Colour plays a bigger role in brand recognition than most people realize. Over time, repeated use of the same colours helps your audience associate certain visuals with your business, often before they’ve read a word of text.

Most small business owners understand that colour matters. Where things tend to go sideways is in how colours are selected, organized, and reused over time.

Without a defined brand colour palette, colour decisions often happen in the moment — pulled from templates, photos, or whatever feels right that day. Individually, those designs may look fine. Taken together, they don’t always feel like they belong to the same business.

For business content, that consistency is what connects your website, your social graphics, and your marketing materials back to you.

Common Brand Colour Mistakes in Canva

Choosing Colours Based Only on Personal Preference

It’s common to gravitate toward colours you like, especially when you’re building your brand yourself, and it’s important that you feel connected to your palette — you’ll be using it everywhere.

But colour choices also need to make sense for what your business does and who it serves.

Different palettes communicate very different things. A luxury event planning business often leans toward refined, muted, or neutral tones to signal elegance. A preschool might use brighter, more playful colours to feel welcoming and energetic.

Neither is right or wrong — they’re aligned with different audiences and brand personalities. When colours are chosen based only on personal taste, they can unintentionally send mixed signals.

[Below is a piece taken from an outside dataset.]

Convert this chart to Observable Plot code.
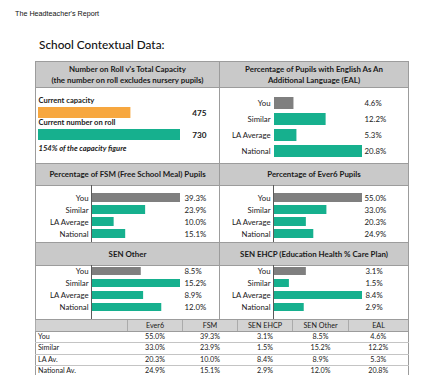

A more intentional approach is to think about your industry, your audience, and the kind of experience you want people to associate with your business — and then choose colours you genuinely like that also support those goals.

Not Defining Clear Roles for Your Brand Colours

A related issue shows up when someone has a handful of colours they like but hasn’t decided which are primary, which are accents, and which are meant to act as neutrals. Without that structure, colours get used interchangeably — as backgrounds in one design, text in another, accents in a third — with no consistent pattern.

Even if the colours technically work together, that lack of clarity makes designs feel inconsistent over time and makes designing more frustrating, because you’re making new colour decisions every time you open Canva.

Defining roles adds intention. Primary colours become the foundation. Accent colours are used more sparingly for emphasis. Neutrals support readability and layout. Once those roles are clear, your designs naturally start to feel more cohesive.

Trying to Use Too Many Colours at Once

Even with clear roles defined, trying to work with too many colours at once can quietly undermine consistency. Some brands can successfully manage large palettes, but that usually requires strong design experience and very specific usage rules. For most small business owners designing their own content, a broad palette makes things harder.

A helpful guideline for a starter brand is one to three primary colours, one to three accent colours, and one or two neutrals. When a palette grows beyond that without a clear reason, it becomes harder to maintain consistency, designs can start to feel busy, and it’s no longer obvious which colours should be used most often or which ones are meant to stand out.

Not Paying Enough Attention to Contrast

The previous points are all about how colours are chosen and organized. This one is about how they work together on the page. Low contrast between text and background colours is one of the most common — and most impactful — issues in brand design.

It often happens when colours look nice together but are too similar in brightness or tone. The result is text that feels like work to read, especially on smaller screens, and designs that unintentionally exclude people with visual impairments.

Canva has a built-in accessibility checker that can help catch these issues before you publish. Go to File in the top toolbar, then Accessibility, and select Check Design Accessibility. Canva will scan your design and flag areas related to typography, colour contrast, and alternative text.

In the colour contrast section, it identifies text that may be difficult to read against its background and suggests alternative colours you can apply directly. Building contrast into your colour decisions from the start (rather than fixing it after the fact) makes your designs more readable for a wider audience.

Skipping Neutral Colours Altogether

One of the most overlooked parts of a brand palette is also one of the simplest to fix. It’s very common to focus on expressive brand colours and skip neutrals entirely. Without them, designs can feel visually heavy or cluttered, especially when a lot of information needs to fit on a page.

Neutrals play a supporting role — they’re used for backgrounds, body text, and spacing elements, giving your primary and accent colours room to stand out. Even one or two well-chosen neutrals (e.g., a soft white, a warm grey, a deep charcoal) can improve the balance and readability of your designs considerably.

Letting Templates Dictate Your Colours

Templates are a useful starting point for layout, but relying on their default colours works against brand consistency. When template colours aren’t replaced with your own, designs start to feel generic and disconnected from one another. Swapping in your brand colours is one of the simplest ways to make a template feel like it belongs to your business rather than everyone else’s.

A Starting Point If Your Palette Isn’t Defined Yet

Most brand colour issues in Canva don’t come from a lack of creativity — they come from designing without a clear, intentional palette to work from.

If you’re still in the stage of figuring out what your colours should be, my tutorial on how to create your brand in Canva walks through the full process of developing a starter brand, including colour choices, in a way that’s designed for small business owners.

Once your colours are defined and given clear roles, the decisions you used to make every time you opened Canva mostly disappear, and designing starts to feel a lot more like creating.